Towards your inflation protection strategy, there are three ways in which you can get started on investing in commercial real estate:
A Real Estate Investment Trust (REIT) is a company that owns, operates, or finances income-producing real estate. Because REITs are formed as corporate entities, investors are able to purchase shares in them, providing access to the rental income and profits produced by the underlying assets. REITs can be publicly traded, which allows investors to buy and sell shares like stocks or mutual funds, providing a high degree of liquidity. Alternatively, they can be private, which provides less liquidity, higher management fees, and a longer-term commitment.
You can opt to own or co-own a commercial real estate directly. Here though, you will need to have an in-depth knowledge of the market you are choosing to invest in and also take care of all the formalities, legalities, and operational charges of the property. This is a better option for those who have known a market for long, have ample funds to invest, and are not looking for a quick, convenient exit route.

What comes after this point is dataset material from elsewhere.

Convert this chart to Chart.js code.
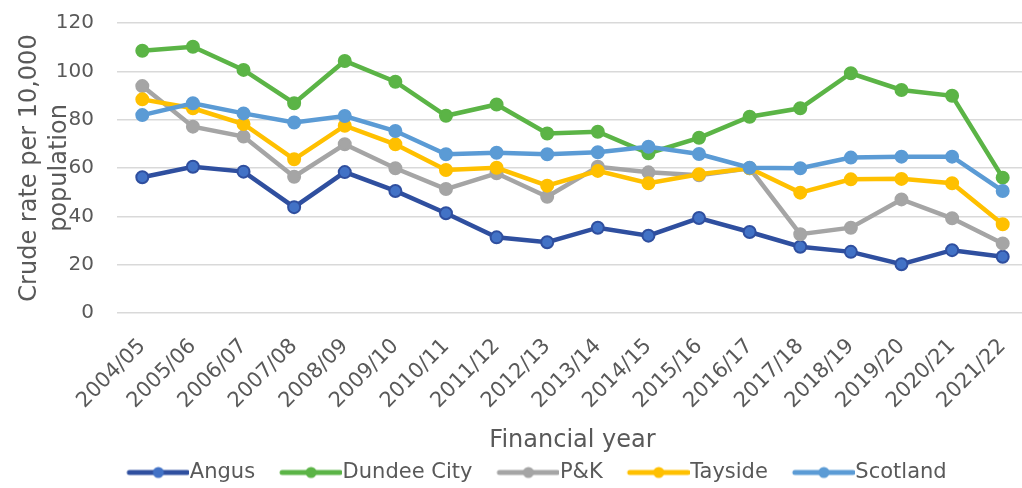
<!DOCTYPE html>
<html>
<head>
<meta charset="utf-8">
<script src="https://cdn.jsdelivr.net/npm/chart.js@4.4.0/dist/chart.umd.min.js"></script>
<style>
  html, body { margin: 0; padding: 0; background: #fff; overflow: hidden; }
  #wrap { width: 1036px; height: 488px; }
</style>
</head>
<body>
<div id="wrap"><canvas id="myChart"></canvas></div>
<script>
var years = ['2004/05', '2005/06', '2006/07', '2007/08', '2008/09', '2009/10', '2010/11', '2011/12', '2012/13',
  '2013/14', '2014/15', '2015/16', '2016/17', '2017/18', '2018/19', '2019/20', '2020/21', '2021/22'];

var angus = [56.2, 60.5, 58.5, 43.8, 58.3, 50.5, 41.3, 31.3, 29.3, 35.3, 32.0, 39.3, 33.5, 27.4, 25.3, 20.2, 26.0, 23.3];
var dundee = [108.5, 110.2, 100.6, 86.8, 104.3, 95.7, 81.6, 86.3, 74.3, 75.0, 66.1, 72.5, 81.2, 84.7, 99.2, 92.3, 89.9, 56.0];
var pk = [93.9, 77.1, 73.0, 56.4, 69.8, 59.9, 51.3, 57.8, 48.1, 60.5, 58.2, 57.0, 59.9, 32.6, 35.3, 47.0, 39.2, 28.8];
var tayside = [88.4, 84.7, 78.2, 63.6, 77.5, 69.8, 59.2, 60.1, 52.7, 58.8, 53.7, 57.4, 59.9, 49.8, 55.3, 55.5, 53.7, 36.7];
var scotland = [81.9, 86.8, 82.6, 78.8, 81.5, 75.3, 65.7, 66.3, 65.7, 66.5, 68.8, 65.8, 60.1, 59.9, 64.3, 64.7, 64.7, 50.5];

var yTicks = [0, 20, 40, 60, 80, 100, 120];

var textColor = '#595959';
var fontName = "'DejaVu Sans', sans-serif";

// line + dot image used as the legend symbol (blank on the left, runs up to the text)
function legendIcon(lineColor, dotColor) {
    var c = document.createElement('canvas');
    c.width = 90;
    c.height = 14;
    var g = c.getContext('2d');
    g.strokeStyle = lineColor;
    g.lineWidth = 5;
    g.lineCap = 'round';
    g.beginPath();
    g.moveTo(30, 7);
    g.lineTo(88, 7);
    g.stroke();
    g.fillStyle = dotColor;
    g.beginPath();
    g.arc(59, 7, 5.5, 0, Math.PI * 2);
    g.fill();
    return c;
}

function series(label, values, line, dot, order) {
    return {
        label: label,
        data: values,
        borderColor: line,
        backgroundColor: dot,
        pointBackgroundColor: dot,
        pointBorderColor: line,
        pointBorderWidth: 2,
        pointRadius: 6,
        pointHoverRadius: 6,
        borderWidth: 4.5,
        tension: 0,
        order: order,
        icon: legendIcon(line, dot)
    };
}

// nudge the legend a little right and down, like the original
var legendNudge = {
    id: 'legendNudge',
    afterLayout: function(ch) {
        var lg = ch.legend;
        if (!lg) return;
        lg.left += 26;
        lg.top += 5;
        lg.bottom += 5;
    }
};

const ctxc = document.getElementById('myChart');
const chart = new Chart(ctxc, {
    type: 'line',
    data: {
        labels: years,
        datasets: [
            series('Angus', angus, '#2F4F9F', '#4272C6', 5),
            series('Dundee City', dundee, '#5BB446', '#5BB446', 4),
            series('P&K', pk, '#A5A5A5', '#A5A5A5', 3),
            series('Tayside', tayside, '#FFC000', '#FFC000', 2),
            series('Scotland', scotland, '#5B9BD5', '#5B9BD5', 1)
        ]
    },
    plugins: [legendNudge],
    options: {
        responsive: true,
        maintainAspectRatio: false,
        animation: false,
        layout: { padding: { top: 23, right: 6, bottom: 0, left: 0 } },
        scales: {
            x: {
                offset: true,
                grid: { display: false },
                border: { display: false },
                ticks: {
                    color: textColor,
                    font: { family: fontName, size: 21 },
                    minRotation: 45,
                    maxRotation: 45,
                    autoSkip: false,
                    padding: 13
                },
                title: {
                    display: true,
                    text: 'Financial year',
                    color: textColor,
                    font: { family: fontName, size: 24, lineHeight: 1.1 },
                    padding: { top: 0, bottom: -4 }
                },
                afterFit: function(scale) {
                    scale.height = 137;
                    scale.paddingTop = 0;
                    scale.paddingBottom = 0;
                }
            },
            y: {
                min: 0,
                max: 120,
                afterBuildTicks: function(scale) {
                    scale.ticks = yTicks.map(function(v) { return { value: v }; });
                },
                grid: { color: '#D9D9D9', lineWidth: 1.5, drawTicks: false },
                border: { display: false },
                ticks: {
                    color: textColor,
                    font: { family: fontName, size: 20 },
                    padding: 23
                },
                title: {
                    display: true,
                    text: ['Crude rate per 10,000', 'population'],
                    color: textColor,
                    font: { family: fontName, size: 24, lineHeight: 1.25 },
                    padding: { top: 15, bottom: 0 }
                },
                afterFit: function(scale) {
                    scale.width = 117;
                    scale.paddingTop = 0;
                    scale.paddingBottom = 0;
                }
            }
        },
        plugins: {
            legend: {
                position: 'bottom',
                labels: {
                    color: textColor,
                    font: { family: fontName, size: 21 },
                    usePointStyle: true,
                    pointStyleWidth: 70,
                    padding: 7,
                    sort: function(a, b) { return a.datasetIndex - b.datasetIndex; },
                    generateLabels: function(ch) {
                        var items = Chart.defaults.plugins.legend.labels.generateLabels(ch);
                        items.forEach(function(it) {
                            it.pointStyle = ch.data.datasets[it.datasetIndex].icon;
                        });
                        return items;
                    }
                }
            },
            tooltip: { enabled: false }
        }
    }
});
</script>
</body>
</html>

Private Equity Real Estate firms and REITs have a similar mandate—to pool investor money and deploy it into real estate assets in order to produce passive income. However, the securities offered by Private Equity Real Estate firms are not publicly traded and are only available to accredited investors.
No matter the preferred option, an investor can gain exposure to commercial real assets and enjoy the inflation protection that tends to come along with them.